Learn How to Identify and Manage SCN at Sept. 4 Field Day
Farmers and ag professionals can learn how to identify and manage soybean cyst nematode (SCN) at a UNL Extension field day this Thursday (Sept. 4) near Bassett.
Last year, soybean cyst nematodes cost Nebraska soybean growers over $45 million, more than all other soybean diseases combined. If you have SCN in your fields and are not managing it, you contributed to that loss.
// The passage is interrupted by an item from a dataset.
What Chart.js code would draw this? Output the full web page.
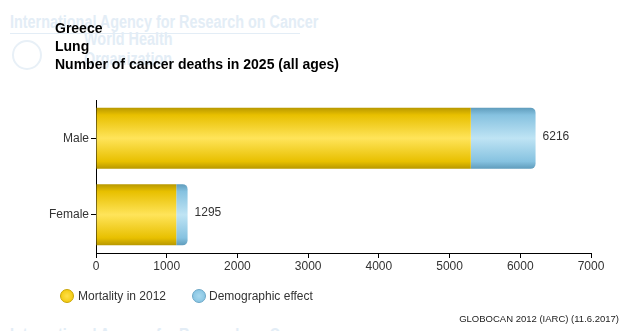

SCN often goes undetected in the field. Yield losses of 20-30% have been documented in Nebraska fields with no above-ground symptoms. If SCN caused holes, lesions, spots, or other plant abnormalities, it would be much easier to convince producers to test for and manage it. However, infested plants usually look healthy. Often, the first indication of a problem is when soybean yields level off or even start to drop while corn or other crop yields in the same field continue to improve.
What would a six-bushel yield increase on your soybean acres do for your bottom line? That's the average yield increase at 29 UNL research trials when resistant varieties were compared to top yielding susceptible varieties on SCN-infested sites. In addition to direct yield losses, SCN has been linked to an increase in the occurrence and severity of sudden death syndrome (SDS) in soybeans.
Northeast Nebraska Exhibits Greater SCN Effect
SCN scouting is extremely important for producers in northeast Nebraska, where losses at five trials showed a 12.5-bushel yield advantage to SCN-resistant varieties in infested fields compared to a 4.5 bu/ac average yield advantage for 24 other Nebraska sites. Several factors including soil texture and pH may contribute to this larger loss in northeast Nebraska.
Something else that illustrates the importance of scouting for SCN in this area is that out of more than 1,000 soil samples submitted to UNL in 2013, the five highest egg counts came from Knox, Antelope, Rock, Cuming and Rock counties.
Sept. 4 Program
At the SCN Management Field Day site, you will be able to:
- examine cysts on soybean roots,
- learn how to identify and manage SCN infestations,
- receive bags for free SCN analyses — a $25/bag value,
- get answers to your SCN questions, and
- enjoy a complimentary meal and visit informally with experts.
The Rock County SCN Management Field Day will be held on the Greg Pospichal farm. To get there, go 1 mile north of Bassett on Highway 7, 1 mile west, ½ mile north, and 1 mile west. The field day will be on the south side of the road. The program will begin at 6:30 p.m. and end with a light meal after the program.
Originally identified in counties bordering the Missouri River, soybean cyst nematode has been identified in 54 counties in eastern and central Nebraska as far west as McCook.